Homens duros
Por Osires Rezende, de Ipiaú, Bahia.
“Carreira de velho é trote.” Hildebrando meu pai não se cansava de nos advertir.
Então dou meus trotezinhos para que a pátria saiba que um filho seu não foge à luta.
Um jovem e eu, digamos sarado, estávamos fazendo um seqüência de alongamentos e exercícios físicos, botando a alma pela boca e apertando o orifício escatológico para que ela não se macule por ele, faço seis barras, um velhinho de 90 anos rindo-se descaradamente nos desafia: “já fizeram dez?”
Rimo-nos, e ele bravateia; “vou fazer doze em homenagem a vocês”; gargalhamos incrédulos e ele faz mais de doze, só para porque a sua filha, uma senhora de uns 70 anos lhe pede, então eu digo: “senhora, poste no youtube se não vão dizer que sou mentiroso.”
As filas consumistas do supermercado emperrengadas, caras emburradas, aflitas, insatisfeitas, inclusive a minha, só um velhinho espigado, lépido, chapéu de sambista, face plácida e risonha, pontifica mais do que uma guriatã cantadeira.
”Não adianta pressa... eu não tenho pressa nem para morrer...”; isto me acalma, rio e tento entabular uma conversa, mas o velhinho é como o sonho de consumo dos psiquiatras; um ente autofalante.
“Quer saber o segredo de uma vida longa? É trabalhar duro, não beber muito, não fumar, não mentir e não ter pressa...eu fiquei órfão com dez anos, morei na rua, tive pouco estudo, criei meu irmão, lá em casa são nove mulheres, minha esposa e oito filhas, eu digo a elas: eu tenho que ouvir o que vocês dizem mas não sou obrigado a engolir o que vocês querem, fui vendedor de carros, de fusca por que no meu tempo só tinha fusca, só vendedor de livro conversa mais do que eu, minha filha caçula quer comprar um carro e me perguntou qual a melhor marca, eu digo é zero quilometro se você tiver dinheiro para comprar a melhor marca; compre se não o resto é tudo igual, eu tenho carro, vim comprar aqui porque é mais barato, mas vim de ônibus porque não pago a passagem se viesse de carro ficava mais caro...”

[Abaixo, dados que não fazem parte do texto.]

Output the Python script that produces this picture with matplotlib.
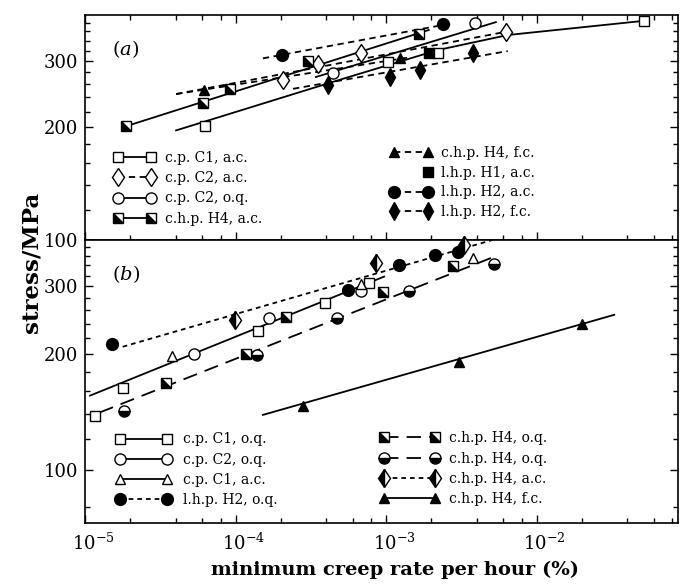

Bom, nessas alturas eu já estou torcendo para que a fila não ande e depois de umas três tentativas consigo pedir: “dê uns conselhos aqui para o meu filho que fica enrolando para fazer as lições de casa”. Ele dá um carinhoso tapa no ombro de Luis e não consegue forjar uma expressão severa, então ordena peremptório: “você vai fazer o seguinte: pegue uma folha de papel e faça um CARDÁPIO, tantos minutos para a lição de história, tantos minutos para a lição de matemática, tantos minutos para o lanche, você vai aprender e vai sobrar tempo demais para você brincar, mas não pode é deixar de fazer a lição e estudar.”
Insinuo política, religião e futebol, mas não sei se ele processa, porque vai falando aos borbotões sobre o que lhe dá na cabeça, aí eu digo: “o senhor é um homem sábio.” É a única vez que ele põe uma expressão entre severa e desconfiada na cara: “tem muita gente mais sabida do que eu por aí apenas não conversam igual a eu, meu nome é Hartmann, você sabe o que significa?”.
Lembro-me de um padre de Jorge Amado e chuto: “é homem martelo?” ele diz; “quase acertou, significa homem duro, mas meus pais foram burros, Hartmann com dois enes é alemão, com um ene só é judeu, deviam ter me registrado com um ene só; eu virava judeu e seria rico, me registraram com dois enes e eu sou um brasileiro pobre.”
Ele paga suas compras e se manda gingando e gargalhando.